Sofia Coppola loves Past Lives. That’s really all I needed to know. I was thoroughly on board with the premise of Past Lives anyway, but the Coppola seal of approval elevates it to an absolute essential watch. It’s probably got strong Lost in Translation vibes, and the parallels don’t stop there. Past Lives is director Celine Song’s debut feature, as was Lost in Translation for Coppola in 2003.
I’ve been thinking a little bit
about Lost in Translation recently because it was the topic of discussion on
this week’s episode of the The Rewatchables podcast. I listened to it straight away. I didn’t see it at the cinema when it was
released but I bought it on DVD and I fell for it hard. I was obsessed with this film in my late
teens and early twenties. Maybe I
outgrew it or overwatched it, but I haven’t watched it in ten or twelve years. Now that its twentieth anniversary has rolled
around, maybe the studio will release a special edition Blu-ray and that will
be catalyst that makes me see it again. I
think I might like to rediscover it in a more organic way. Maybe late at night after a gig, while flicking
through the channels on the television in a budget hotel room.

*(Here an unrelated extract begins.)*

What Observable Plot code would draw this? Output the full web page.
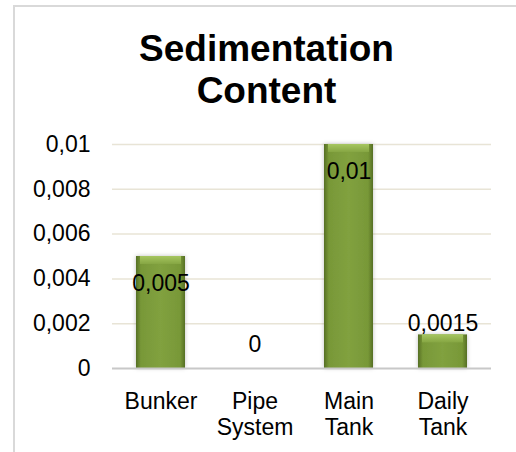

Maybe Past Lives will be the next
Lost in Translation. My only hope is
that Celine Song will continue to make extraordinary pieces of cinema like she’s
done with her debut. Coppola has never
managed to recapture the magic of Lost in Translation. But maybe, like Coppola, Song will get the
recognition she deserves. Coppola won
Best Original Screenplay for Lost in Translation. The Oscar spotlight was thrown onto South
Korean cinema after the huge success of Parasite. One Oscar nomination is a
near-certainty. I actually wouldn’t be
surprised if it gets nominated for two or three.
Past Lives is exactly the film I hoped it would be. The Guardian called it ‘delicate and sophisticated, but also simple and direct.’ It must be difficult as a filmmaker to do two things at the same time. It’s tender and complex, that’s for sure – a hard thing for any writer-director to accomplish given that there are so many moving parts in the making of a film. You can have a feeling or a mood written that comes from the dialogue there on the page, but sometimes it might not translate. There are so many variables that make it difficult to translate what the director has in their mind’s eye.
In the case of Past Lives, everything works
either very well or extremely well. I
was captivated by it. I was charmed all
the way through, right through to the ending, which was so well-judged. In Sofia Coppola’s Oscar acceptance speech,
she acknowledged Wong Kar-wai as a major influence on her work. When I left the screening - having had the
whole cinema to myself – I told the young woman behind the bar that it had a similar
feel to films like Lost in Translation and Kar-wai’s In the Mood For Love. We could go as far back as David Lean’s Brief
Encounter in the onscreen portrayal of a bittersweet love. The melancholy, the complexity - it fascinates
us. And Past Lives fascinated me, and it
sits alongside the very best of them.